WRITTEN TASK. Print the lines of the listing below verbatim from its first line through the line bearing "import pandas as pd". Any pictures are to be omitted.

INFORMATION PROVIDED.
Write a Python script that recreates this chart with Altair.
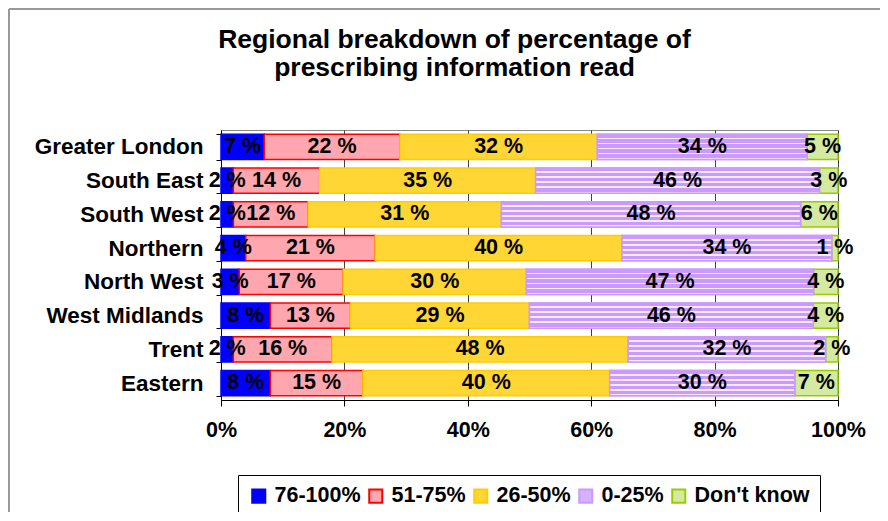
import altair as alt
import pandas as pd

# ---- data ----
regions = ["Greater London", "South East", "South West", "Northern",
           "North West", "West Midlands", "Trent", "Eastern"]
categories = ["76-100%", "51-75%", "26-50%", "0-25%", "Don't know"]
pct_76_100 = [7, 2, 2, 4, 3, 8, 2, 8]
pct_51_75 = [22, 14, 12, 21, 17, 13, 16, 15]
pct_26_50 = [32, 35, 31, 40, 30, 29, 48, 40]
pct_0_25 = [34, 46, 48, 34, 47, 46, 32, 30]
pct_dont_know = [5, 3, 6, 1, 4, 4, 2, 7]
x_ticks = [0, 0.2, 0.4, 0.6, 0.8, 1.0]
title_lines = ["Regional breakdown of percentage of", "prescribing information read"]

fill_colors = ["#0000FF", "#FFA6AE", "#FFD633", "#D6B3FF", "#D3EAA0"]
stroke_colors = ["#0000FF", "#FF0000", "#FFCC00", "#CC99FF", "#99CC00"]

series = [pct_76_100, pct_51_75, pct_26_50, pct_0_25, pct_dont_know]
rows = []
for i, r in enumerate(regions):
    for j, (c, vals) in enumerate(zip(categories, series)):
        rows.append({"region": r, "category": c, "order": j,
                     "value": vals[i], "label": f"{vals[i]} %"})
df = pd.DataFrame(rows)

FONT = "Liberation Sans"

base = alt.Chart(df).transform_stack(
    stack="value", groupby=["region"], as_=["x0", "x1"],
    sort=[alt.SortField("order", order="ascending")], offset="normalize"
).transform_calculate(mid="(datum.x0 + datum.x1) / 2")

y_enc = alt.Y("region:N", sort=regions,
              scale=alt.Scale(paddingInner=0.25, paddingOuter=0.125),
              axis=alt.Axis(title=None, tickBand="extent", tickSize=5,
                            labelPadding=13, labelFont=FONT, labelFontSize=22.5,
                            labelFontWeight="bold", labelColor="black",
                            labelLimit=400, domainColor="black", tickColor="black",
                            grid=False))
x_enc = alt.X("x0:Q", scale=alt.Scale(domain=[0, 1], nice=False),
              axis=alt.Axis(title=None, format="%", values=x_ticks, grid=True,
                            gridColor="#404040", gridWidth=1, tickSize=6,
                            labelPadding=13, labelFont=FONT, labelFontSize=21.5,
                            labelFontWeight="bold", labelColor="black",
                            domainColor="black", tickColor="black", labelFlush=False))

legend = alt.Legend(title=None, orient="none", legendX=17, legendY=345,
                    direction="horizontal", labelFont=FONT, labelFontSize=21.5,
                    labelFontWeight="bold", labelColor="black", symbolType="square",
                    symbolSize=170, symbolStrokeWidth=2, strokeColor="black",
                    fillColor="white", padding=10, columnPadding=4, labelOffset=5)

bars = base.mark_bar(strokeWidth=1.5).encode(
    x=x_enc, x2="x1:Q", y=y_enc,
    fill=alt.Fill("category:N", sort=categories,
                  scale=alt.Scale(domain=categories, range=fill_colors), legend=legend),
    stroke=alt.Stroke("category:N", sort=categories,
                      scale=alt.Scale(domain=categories, range=stroke_colors), legend=legend),
)

stops = []
for k in range(5):
    a = k * 0.2
    stops += [alt.GradientStop(offset=a, color="#CC99FF"),
              alt.GradientStop(offset=a + 0.13, color="#CC99FF"),
              alt.GradientStop(offset=a + 0.13, color="#F5EBFF"),
              alt.GradientStop(offset=a + 0.2, color="#F5EBFF")]
stripes = alt.Gradient(gradient="linear", stops=stops, x1=0, y1=0, x2=0, y2=1)

lav = base.transform_filter(alt.datum.category == "0-25%").mark_bar(
    fill=stripes, stroke="#CC99FF", strokeWidth=1.5
).encode(x="x0:Q", x2="x1:Q", y=alt.Y("region:N", sort=regions))

labels = base.mark_text(font=FONT, fontSize=21.5, fontWeight="bold", color="black").encode(
    x="mid:Q", y=alt.Y("region:N", sort=regions), text="label:N")

frame_df = pd.DataFrame({"k": [0]})
frame_left = alt.Chart(frame_df).mark_rule(color="#999999", strokeWidth=2).encode(
    x=alt.value(-212), y=alt.value(-121), y2=alt.value(390))
frame_top = alt.Chart(frame_df).mark_rule(color="#999999", strokeWidth=2).encode(
    x=alt.value(-212), x2=alt.value(670), y=alt.value(-121))

chart = alt.layer(bars, lav, labels, frame_left, frame_top).properties(
    width=617, height=270,
    autosize=alt.AutoSizeParams(type="none"),
    padding={"left": 213, "top": 122, "right": 42, "bottom": 112},
    title=alt.TitleParams(title_lines, font=FONT, fontSize=26.5, fontWeight="bold",
                          color="black", anchor="middle", dx=-75, offset=-73,
                          lineHeight=28),
).configure_view(stroke="#888888", strokeWidth=1)

chart.save("out.html", embed_options={"renderer": "svg", "actions": False})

RESULT FOR THIS EXERCISE.
Write a Python script that recreates this chart with Altair.
import altair as alt
import pandas as pd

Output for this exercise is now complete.